Member of the National Assembly of South Africa
- In office 21 May 2014 – 28 May 2024

Personal details
- Born: Pearston, Cape Province, South Africa
- Party: Economic Freedom Fighters
- Spouse: Sivuyile
- Occupation: Politician

= Natasha Ntlangwini =

South African politician

Elsabe Natasha Ntlangwini (née Louw) is a South African politician. A member of the Economic Freedom Fighters, she served as a Member of the National Assembly of South Africa from May 2014 until May 2024.

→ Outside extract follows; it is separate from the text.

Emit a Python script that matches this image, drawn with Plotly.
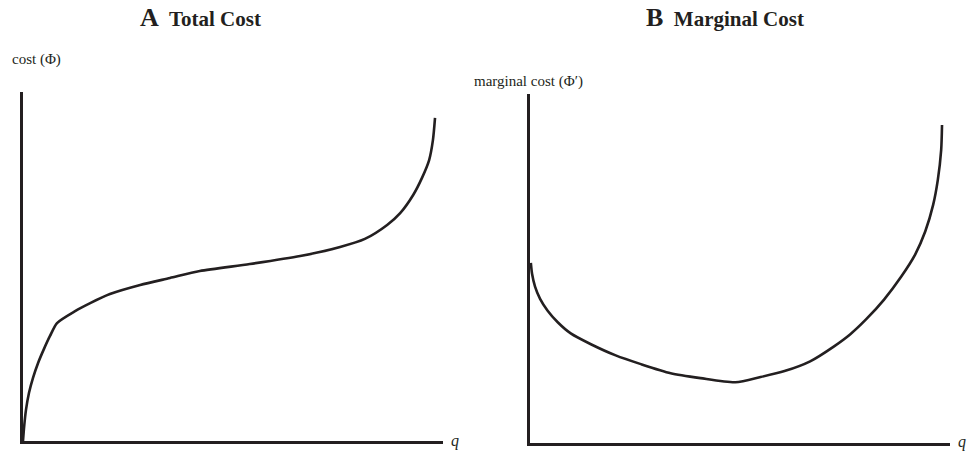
import plotly.graph_objects as go

W, H = 968, 452

# Panel A: total cost curve (q in 0-100 units, cost in 0-100 units)
tc_q = [0.0, 0.24, 0.71, 1.43, 2.38, 3.57, 5.0, 6.43, 8.1, 12.4, 16.0, 20.7, 27.9, 35.0,
        42.1, 54.0, 66.0, 75.5, 81.4, 86.7, 89.8, 92.9, 95.0, 96.7, 97.6, 98.1]
tc_cost = [0.0, 3.7, 8.9, 13.8, 18.1, 22.3, 26.4, 30.1, 33.8, 37.2, 39.5, 42.1, 44.7, 46.7,
           48.7, 50.7, 53.0, 55.6, 57.9, 61.9, 65.3, 70.5, 75.4, 80.5, 86.2, 92.6]

# Panel B: marginal cost curve
mc_q = [0.2, 0.5, 1.2, 2.4, 4.2, 6.6, 9.7, 14.5, 20.4, 26.4, 33.5, 40.6, 48.9, 54.9, 60.6,
        66.7, 72.4, 76.2, 80.0, 84.3, 88.4, 91.7, 94.1, 96.0, 97.1, 97.9, 98.1]
mc_cost = [51.6, 48.4, 44.8, 41.3, 37.9, 34.6, 31.4, 28.3, 25.1, 22.6, 20.0, 18.6, 17.4, 18.9, 20.6,
           23.4, 27.7, 31.1, 35.4, 41.1, 47.7, 54.0, 60.6, 68.3, 75.4, 84.0, 91.1]

titles = ["A", "Total Cost", "B", "Marginal Cost"]
ylabels = ["cost (\u03a6)", "marginal cost (\u03a6\u2032)"]
xlabel = "q"

INK = "#231f20"
FONT = "Liberation Serif, Times New Roman, serif"


def px(x):
    return x / W


def py(y):
    return 1 - y / H


fig = go.Figure()
fig.add_trace(go.Scatter(x=tc_q, y=tc_cost, mode="lines", xaxis="x", yaxis="y",
                         line=dict(color=INK, width=2.6, shape="spline", smoothing=0.7),
                         hoverinfo="skip", showlegend=False))
fig.add_trace(go.Scatter(x=mc_q, y=mc_cost, mode="lines", xaxis="x2", yaxis="y2",
                         line=dict(color=INK, width=2.6, shape="spline", smoothing=0.7),
                         hoverinfo="skip", showlegend=False))

ax_common = dict(showline=True, linewidth=3, linecolor=INK, showgrid=False,
                 zeroline=False, showticklabels=False, ticks="", range=[0, 100],
                 fixedrange=True)

fig.update_layout(
    width=W, height=H, autosize=False,
    margin=dict(l=0, r=0, t=0, b=0),
    paper_bgcolor="white", plot_bgcolor="white",
    font=dict(family=FONT, color=INK),
    hovermode=False,
    xaxis=dict(domain=[px(23), px(443)], anchor="y", **ax_common),
    yaxis=dict(domain=[py(441), py(92)], anchor="x", **ax_common),
    xaxis2=dict(domain=[px(530), px(950)], anchor="y2", **ax_common),
    yaxis2=dict(domain=[py(443), py(94)], anchor="x2", **ax_common),
)

title_fmt = "<b><span style='font-size:26px'>%s</span>  %s</b>"
ann = []
ann.append(dict(x=px(200), y=py(18), xref="paper", yref="paper", showarrow=False,
                text=title_fmt % (titles[0], titles[1]),
                font=dict(size=21, family=FONT, color=INK), xanchor="center", yanchor="middle"))
ann.append(dict(x=px(725), y=py(18), xref="paper", yref="paper", showarrow=False,
                text=title_fmt % (titles[2], titles[3]),
                font=dict(size=21, family=FONT, color=INK), xanchor="center", yanchor="middle"))
ann.append(dict(x=px(10), y=py(60), xref="paper", yref="paper", showarrow=False,
                text=ylabels[0], font=dict(size=15, family=FONT, color=INK),
                xanchor="left", yanchor="middle"))
ann.append(dict(x=px(528), y=py(81), xref="paper", yref="paper", showarrow=False,
                text=ylabels[1], font=dict(size=15, family=FONT, color=INK),
                xanchor="center", yanchor="middle"))
ann.append(dict(x=px(449), y=py(441), xref="paper", yref="paper", showarrow=False,
                text="<i>%s</i>" % xlabel, font=dict(size=16, family=FONT, color=INK),
                xanchor="left", yanchor="middle"))
ann.append(dict(x=px(956), y=py(442), xref="paper", yref="paper", showarrow=False,
                text="<i>%s</i>" % xlabel, font=dict(size=16, family=FONT, color=INK),
                xanchor="left", yanchor="middle"))
fig.update_layout(annotations=ann)

fig.write_html("out.html", config={"displayModeBar": False, "staticPlot": True},
               post_script="document.body.style.margin='0';")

==Early life and education==
Ntlangwini was born in Pearston in the Cape Province. Her father worked as a boilermaker, while her mother was employed as a cook at a boarding school. In 2002, she matriculated from Parkdene High School. She completed a one-year course on quality control through the University of South Africa.

==Political career==
Ntlangwini was involved in both the ANC's youth league and women's league. In 2013, she joined the Economic Freedom Fighters after she resigned from her job. The next year, she was elected to the National Assembly as a party representative. She was re-elected in 2019.

Ntlangwini was ranked seventh on the EFF's regional-to-national list and 52nd on the EFF's national list for the 2024 general election. She was not re-elected to the National Assembly.

==Personal life==
Ntlanwini is married to Sivuyile. In January 2020, she gave birth to her fourth daughter.